Acted in a timely manner. The NFL acted in a timely manner although it probably didn’t seem that way to Jonathan Martin who had been suffering abuse for many months. Martin left the Miami Dolphin’s training camp on October 28th, 2013. Ted Wells was retained by the NFL to begin the investigation on November 6th, 2013. Workplace investigations are stressful for everyone involved and there has to be a balance between timeliness and thoroughness.
What did the Wells’ investigation team do right?
Gathered extensive data and information. The investigation team conducted interviews with over 100 people including all the players on the Dolphin’s roster and the coaching staff. They reviewed emails, voicemails, text messages, relevant notebooks like the infamous “Fine Book,” Dolphins’ and NFL policies and procedures, scholarly literature about workplace abuse, and other materials. Conducting and analyzing that many interviews and reviewing such a large volume of textual material is a painstaking process that clearly increased the trustworthiness of the investigation team’s findings.

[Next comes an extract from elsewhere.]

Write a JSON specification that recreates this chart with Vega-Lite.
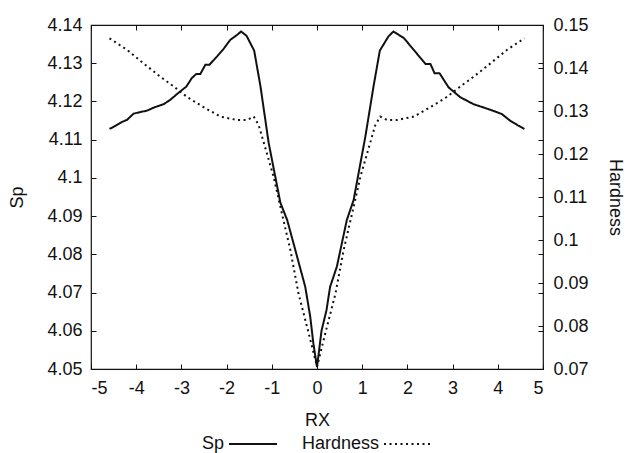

Did not discount Martin’s allegations of workplace abuse because of his previous history of depression and being bullied in school. In certain types of workplace abuse, particularly mobbing, target-victims are discredited by being labeled “mentally ill” or “disturbed.” Previous histories of psychological problems or treatment are often used to justify such disqualification. The Wells’ team, while candidly admitting to struggling with how to evaluate some of Martin’s claims of abuse given his mental health issues, made the right call. They provided ample evidence to support a finding of a pattern of abusive behavior directed toward Jonathan Martin. For us in the mental health field, it can be frustrating that a higher bar is likely to be set for those with histories of mental health problems who are in the unfortunate position of also having to demonstrate that they are target-victims of workplace abuse. As for Jonathan Martin’s increased sensitivity to insulting behavior as a result of a prior history of being bullied in school, the Wells’ team got it right when they said “that the same taunts might have bounced off a different person is beside the point.” Those with histories of past interpersonal abuse and trauma—including histories of school and/or workplace bullying—are more likely to have stronger reactions to new trauma and abuse. It’s not personal weakness—it’s how trauma and abuse get inscribed in the brain and physiology of a victim and then get reactivated in the face of new abuse.
Displayed transparency about their procedures, thinking, and decision-making. The final report from the investigation team is decidedly transparent with respect both to the findings and the process for reaching them. Information and data that the team struggled to make sense of are identified. If you don’t agree with their conclusions, the transparency of the report at least lets you see how they reached them. For better or for worse, this report is likely to affect the lives and careers of at least some of the people described in it. That it is a transparent report makes it a lot safer and more trustworthy for all concerned.
Organizational leadership is critical to stopping workplace bullying, mobbing, and abuse. In the case of the workplace abuse of Jonathan Martin, the NFL’s response and the conduct of the investigation by Ted Wells and his team offer a number of best practices for responding to allegations of workplace abuse that can be followed by other organizations.